Weight guidelines has been issued for students’ bags depending on their age, citing studies that show how the load can affect soft, developing spines.
According to a survey done by the Associated Chambers of Commerce and Industry of India, it was found that 68 percent of pre-teen children might suffer from mild back pain, which can develop into chronic back pain, and later into a hunchback.
The study, which covered more than 2,500 children and 1,000 parents in major cities, found that more than 88 percent of children from seven to 13 carry more than 45 percent of their body weight on their backs.
In support of the government plan, Rashmi Tapke, a mother of two, said heavy school bags reflect poor time-table planning.
Rashmi said: “If they (schools) plan, they can repeat the subjects taught and thus reduce the load. My kids find it difficult to carry so many books.”

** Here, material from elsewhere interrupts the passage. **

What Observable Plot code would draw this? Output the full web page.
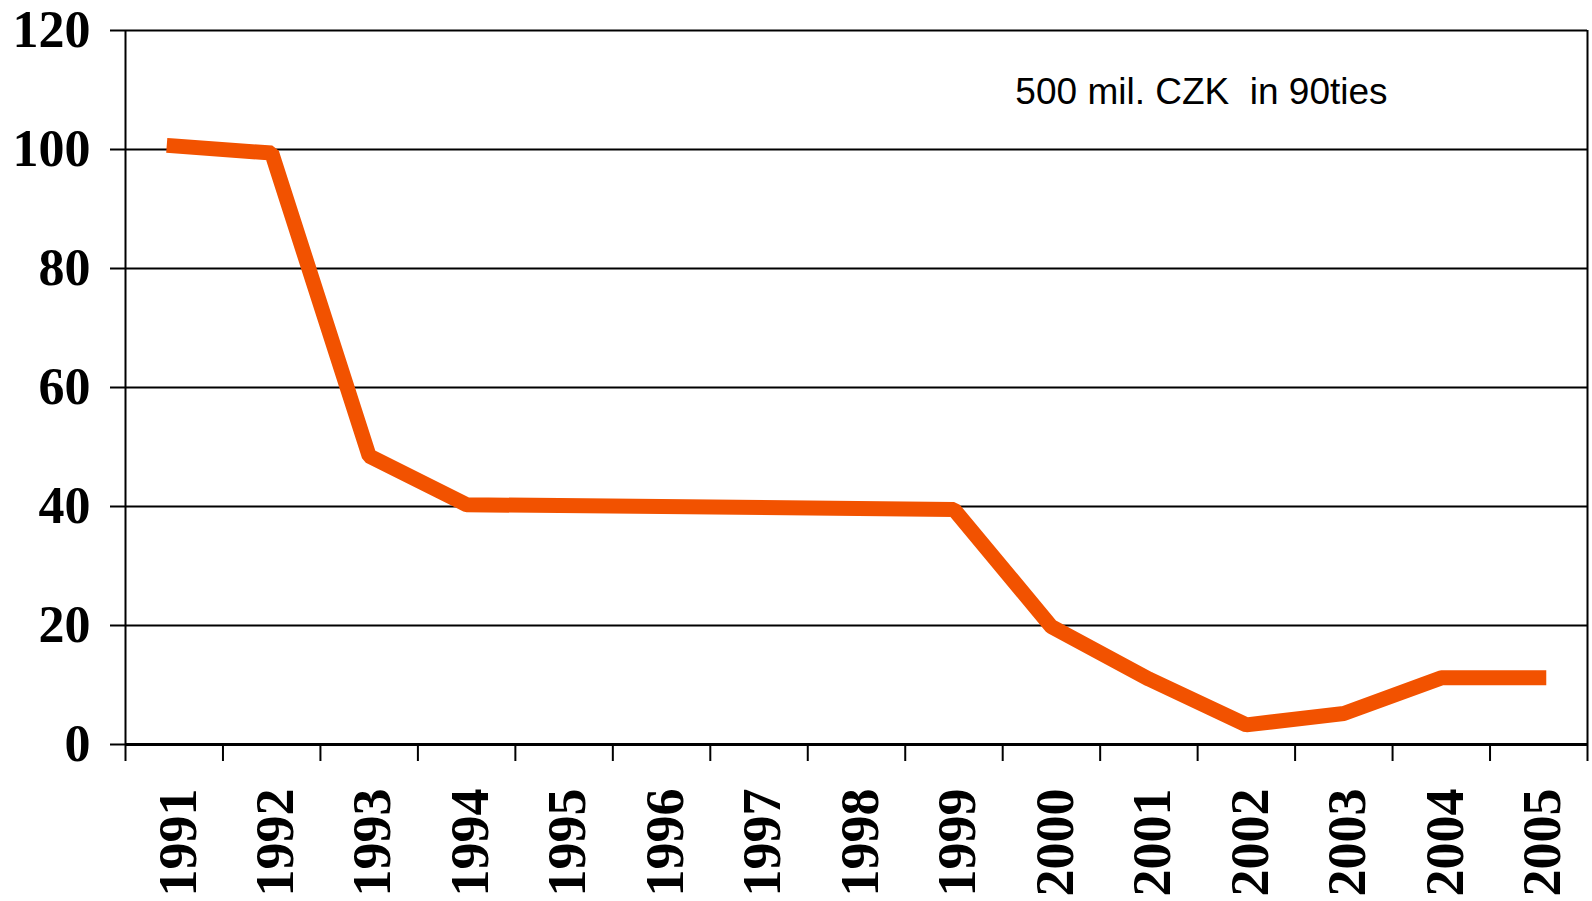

The state of Maharashtra, where Mumbai is located, mandates that the weight on the bag should not exceed 10 percent of the child’s body weight. Many schools there have started using white boards and projectors to ensure text books are not required to be carried to school.
But in large parts of rural India, children have to walk great distances, weighed down by school bags. Children have been known to ford rivers, some with books on their heads, to get to school.
A driver, Rajinda Shukla whose child attends school in most populous Uttar Pradesh states: “My frail daughter has to haul about 4-5 kgs of books in her school bag and also carry her lunch box and water bottle in a separate bag.”
The federal circular also suggests that no home work be assigned to kids in grades 1 and 2 that they carry no books home.